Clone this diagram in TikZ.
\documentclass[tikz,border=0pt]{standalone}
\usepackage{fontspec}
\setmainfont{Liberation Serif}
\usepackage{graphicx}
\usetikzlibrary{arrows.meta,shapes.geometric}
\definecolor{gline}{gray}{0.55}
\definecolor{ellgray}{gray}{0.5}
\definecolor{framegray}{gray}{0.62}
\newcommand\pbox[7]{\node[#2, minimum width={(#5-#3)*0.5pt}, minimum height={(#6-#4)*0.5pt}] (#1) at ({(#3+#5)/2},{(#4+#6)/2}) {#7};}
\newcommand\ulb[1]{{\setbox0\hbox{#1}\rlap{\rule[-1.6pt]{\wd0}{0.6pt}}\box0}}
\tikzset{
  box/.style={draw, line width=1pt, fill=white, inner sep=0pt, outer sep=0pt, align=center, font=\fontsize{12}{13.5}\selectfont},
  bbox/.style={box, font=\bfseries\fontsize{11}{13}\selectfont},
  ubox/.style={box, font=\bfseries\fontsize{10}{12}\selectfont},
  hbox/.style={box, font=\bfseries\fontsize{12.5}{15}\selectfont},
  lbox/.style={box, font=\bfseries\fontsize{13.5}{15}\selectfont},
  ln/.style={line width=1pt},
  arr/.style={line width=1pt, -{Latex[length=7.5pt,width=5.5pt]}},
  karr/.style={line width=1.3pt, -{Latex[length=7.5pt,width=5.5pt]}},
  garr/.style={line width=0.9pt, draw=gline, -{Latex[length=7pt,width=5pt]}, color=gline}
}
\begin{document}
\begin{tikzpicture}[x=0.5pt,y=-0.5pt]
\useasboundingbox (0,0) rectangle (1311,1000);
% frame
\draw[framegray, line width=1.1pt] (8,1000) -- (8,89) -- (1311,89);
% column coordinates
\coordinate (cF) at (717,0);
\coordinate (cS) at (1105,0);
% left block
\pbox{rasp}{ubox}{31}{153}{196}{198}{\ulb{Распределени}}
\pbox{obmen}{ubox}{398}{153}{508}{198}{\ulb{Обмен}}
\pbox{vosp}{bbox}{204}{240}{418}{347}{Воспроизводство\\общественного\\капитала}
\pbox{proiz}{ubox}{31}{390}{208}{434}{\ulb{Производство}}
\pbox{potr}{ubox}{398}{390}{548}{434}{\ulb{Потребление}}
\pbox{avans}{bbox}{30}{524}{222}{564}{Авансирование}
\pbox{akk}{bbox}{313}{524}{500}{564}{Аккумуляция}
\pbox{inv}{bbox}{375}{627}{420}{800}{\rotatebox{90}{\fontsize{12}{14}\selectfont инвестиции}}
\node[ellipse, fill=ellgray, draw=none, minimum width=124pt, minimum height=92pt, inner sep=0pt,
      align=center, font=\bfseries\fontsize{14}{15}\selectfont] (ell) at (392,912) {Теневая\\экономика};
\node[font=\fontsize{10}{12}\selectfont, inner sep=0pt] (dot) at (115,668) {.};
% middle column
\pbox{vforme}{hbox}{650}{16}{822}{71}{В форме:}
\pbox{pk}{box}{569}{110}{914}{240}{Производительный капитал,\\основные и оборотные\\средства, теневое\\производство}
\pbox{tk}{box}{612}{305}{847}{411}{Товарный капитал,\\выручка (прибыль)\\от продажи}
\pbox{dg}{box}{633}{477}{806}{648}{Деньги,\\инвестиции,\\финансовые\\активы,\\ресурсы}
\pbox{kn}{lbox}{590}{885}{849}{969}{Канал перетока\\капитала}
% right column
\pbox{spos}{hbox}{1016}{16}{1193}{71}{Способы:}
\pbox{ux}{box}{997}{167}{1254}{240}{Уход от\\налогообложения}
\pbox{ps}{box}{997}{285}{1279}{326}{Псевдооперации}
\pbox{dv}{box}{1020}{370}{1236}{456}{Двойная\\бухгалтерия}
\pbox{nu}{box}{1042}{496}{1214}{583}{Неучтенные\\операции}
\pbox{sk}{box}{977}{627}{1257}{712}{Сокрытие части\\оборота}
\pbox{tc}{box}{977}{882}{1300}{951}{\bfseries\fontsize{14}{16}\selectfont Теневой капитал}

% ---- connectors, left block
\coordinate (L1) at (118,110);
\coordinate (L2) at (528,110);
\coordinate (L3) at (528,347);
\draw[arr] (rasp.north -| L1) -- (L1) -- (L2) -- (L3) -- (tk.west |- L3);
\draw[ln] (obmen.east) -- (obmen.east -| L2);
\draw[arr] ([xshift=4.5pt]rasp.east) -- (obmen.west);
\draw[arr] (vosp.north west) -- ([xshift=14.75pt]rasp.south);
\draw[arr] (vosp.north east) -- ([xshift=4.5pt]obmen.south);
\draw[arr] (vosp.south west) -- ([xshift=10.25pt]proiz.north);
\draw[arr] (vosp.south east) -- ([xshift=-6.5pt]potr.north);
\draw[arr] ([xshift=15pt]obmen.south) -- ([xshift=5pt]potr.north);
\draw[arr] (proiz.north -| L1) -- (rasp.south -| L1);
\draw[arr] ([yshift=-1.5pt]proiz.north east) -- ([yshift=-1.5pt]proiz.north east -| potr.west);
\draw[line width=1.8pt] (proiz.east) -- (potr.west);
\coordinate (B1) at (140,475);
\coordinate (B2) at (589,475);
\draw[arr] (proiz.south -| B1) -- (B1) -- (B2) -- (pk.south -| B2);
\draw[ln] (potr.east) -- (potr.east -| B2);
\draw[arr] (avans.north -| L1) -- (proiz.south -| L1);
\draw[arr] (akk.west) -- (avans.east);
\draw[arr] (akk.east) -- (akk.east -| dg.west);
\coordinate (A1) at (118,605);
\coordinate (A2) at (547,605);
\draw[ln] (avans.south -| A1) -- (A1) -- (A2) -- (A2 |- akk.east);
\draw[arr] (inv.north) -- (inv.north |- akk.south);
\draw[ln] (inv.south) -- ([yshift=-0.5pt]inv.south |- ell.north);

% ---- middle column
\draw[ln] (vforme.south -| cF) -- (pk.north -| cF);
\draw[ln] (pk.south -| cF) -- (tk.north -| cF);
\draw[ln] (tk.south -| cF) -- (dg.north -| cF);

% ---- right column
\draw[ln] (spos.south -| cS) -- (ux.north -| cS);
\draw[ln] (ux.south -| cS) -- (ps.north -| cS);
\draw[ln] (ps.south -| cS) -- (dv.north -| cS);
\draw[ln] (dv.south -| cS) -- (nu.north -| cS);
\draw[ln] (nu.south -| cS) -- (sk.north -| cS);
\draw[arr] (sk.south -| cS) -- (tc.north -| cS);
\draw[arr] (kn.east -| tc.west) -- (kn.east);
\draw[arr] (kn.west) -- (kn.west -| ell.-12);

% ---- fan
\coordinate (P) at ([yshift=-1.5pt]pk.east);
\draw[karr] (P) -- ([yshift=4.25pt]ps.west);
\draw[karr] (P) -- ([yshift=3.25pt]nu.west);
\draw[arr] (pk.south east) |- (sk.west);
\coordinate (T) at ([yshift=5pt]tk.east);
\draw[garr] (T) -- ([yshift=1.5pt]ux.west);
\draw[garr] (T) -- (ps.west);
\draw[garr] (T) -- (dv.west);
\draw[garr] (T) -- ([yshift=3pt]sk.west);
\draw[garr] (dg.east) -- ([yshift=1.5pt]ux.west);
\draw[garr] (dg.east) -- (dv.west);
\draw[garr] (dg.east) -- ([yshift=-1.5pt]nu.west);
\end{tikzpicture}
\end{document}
==
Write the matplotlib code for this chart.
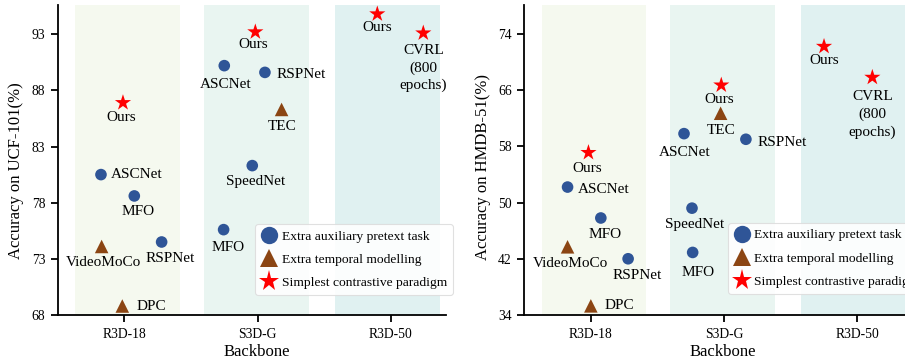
...
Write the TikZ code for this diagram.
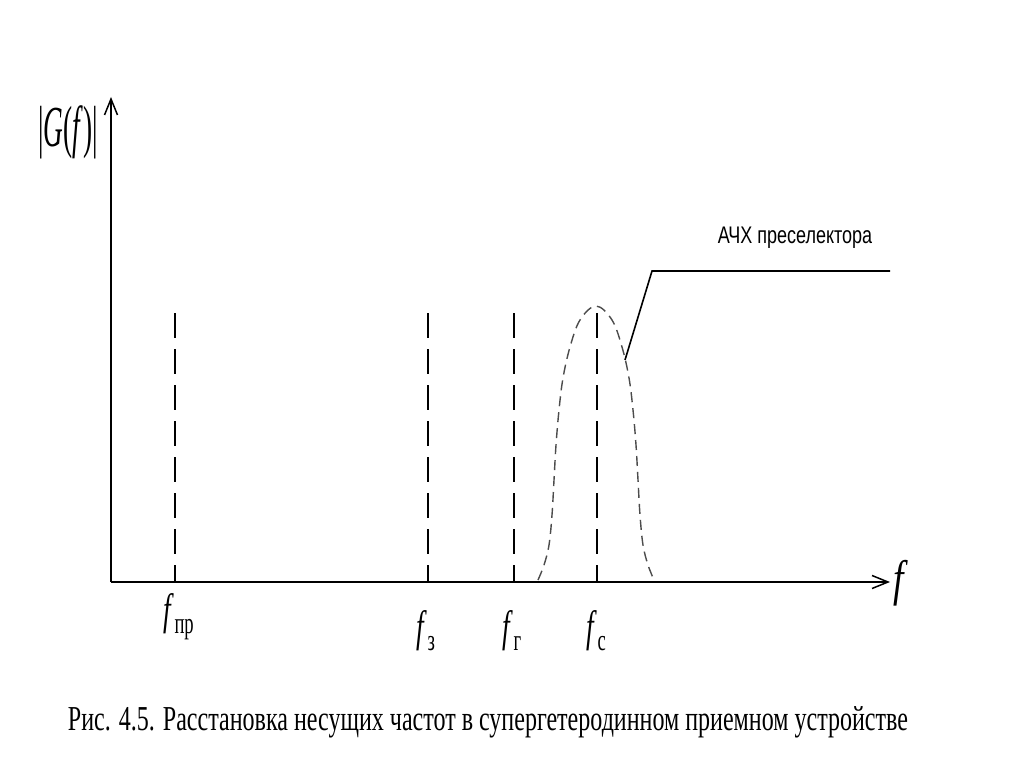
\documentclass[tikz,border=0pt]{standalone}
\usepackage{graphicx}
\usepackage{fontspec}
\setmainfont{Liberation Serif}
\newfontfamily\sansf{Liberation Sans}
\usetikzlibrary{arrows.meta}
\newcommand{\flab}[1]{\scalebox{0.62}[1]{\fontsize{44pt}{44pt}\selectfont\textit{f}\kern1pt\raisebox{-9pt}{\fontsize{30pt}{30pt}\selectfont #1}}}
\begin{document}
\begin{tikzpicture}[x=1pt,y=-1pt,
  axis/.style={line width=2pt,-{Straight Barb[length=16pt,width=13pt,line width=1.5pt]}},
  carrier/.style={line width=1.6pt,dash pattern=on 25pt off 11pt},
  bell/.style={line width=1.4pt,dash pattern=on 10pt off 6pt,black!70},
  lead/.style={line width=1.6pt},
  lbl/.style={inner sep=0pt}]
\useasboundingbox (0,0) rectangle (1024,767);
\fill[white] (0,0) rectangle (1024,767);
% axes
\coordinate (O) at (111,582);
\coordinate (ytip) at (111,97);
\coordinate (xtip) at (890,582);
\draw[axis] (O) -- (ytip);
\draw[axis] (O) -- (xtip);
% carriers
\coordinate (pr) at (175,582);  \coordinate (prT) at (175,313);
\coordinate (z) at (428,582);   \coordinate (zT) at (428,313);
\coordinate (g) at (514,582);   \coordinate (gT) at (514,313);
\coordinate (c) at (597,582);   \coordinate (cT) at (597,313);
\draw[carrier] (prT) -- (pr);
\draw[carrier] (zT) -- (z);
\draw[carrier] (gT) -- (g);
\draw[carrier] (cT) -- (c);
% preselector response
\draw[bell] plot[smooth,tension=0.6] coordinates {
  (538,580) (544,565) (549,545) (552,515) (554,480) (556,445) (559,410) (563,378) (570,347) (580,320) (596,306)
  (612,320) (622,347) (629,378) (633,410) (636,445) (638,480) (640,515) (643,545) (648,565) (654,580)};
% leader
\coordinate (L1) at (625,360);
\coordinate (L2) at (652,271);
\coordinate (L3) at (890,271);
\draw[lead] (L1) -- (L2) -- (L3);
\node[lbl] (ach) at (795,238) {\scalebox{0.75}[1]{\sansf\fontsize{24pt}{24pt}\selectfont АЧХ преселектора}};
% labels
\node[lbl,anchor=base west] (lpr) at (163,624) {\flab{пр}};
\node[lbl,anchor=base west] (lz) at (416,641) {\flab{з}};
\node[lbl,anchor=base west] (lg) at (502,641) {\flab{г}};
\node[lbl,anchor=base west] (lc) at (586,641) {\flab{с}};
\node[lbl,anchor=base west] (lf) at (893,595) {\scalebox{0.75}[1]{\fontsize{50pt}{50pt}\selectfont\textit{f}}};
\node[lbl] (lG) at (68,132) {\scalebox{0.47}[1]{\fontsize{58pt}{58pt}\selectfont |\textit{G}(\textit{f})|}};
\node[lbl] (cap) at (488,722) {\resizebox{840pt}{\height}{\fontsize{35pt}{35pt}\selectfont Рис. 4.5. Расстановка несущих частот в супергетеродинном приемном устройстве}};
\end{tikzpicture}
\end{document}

**Aim:**
Report only the number of lines in the data above that contain "this".

**Full solution:**
3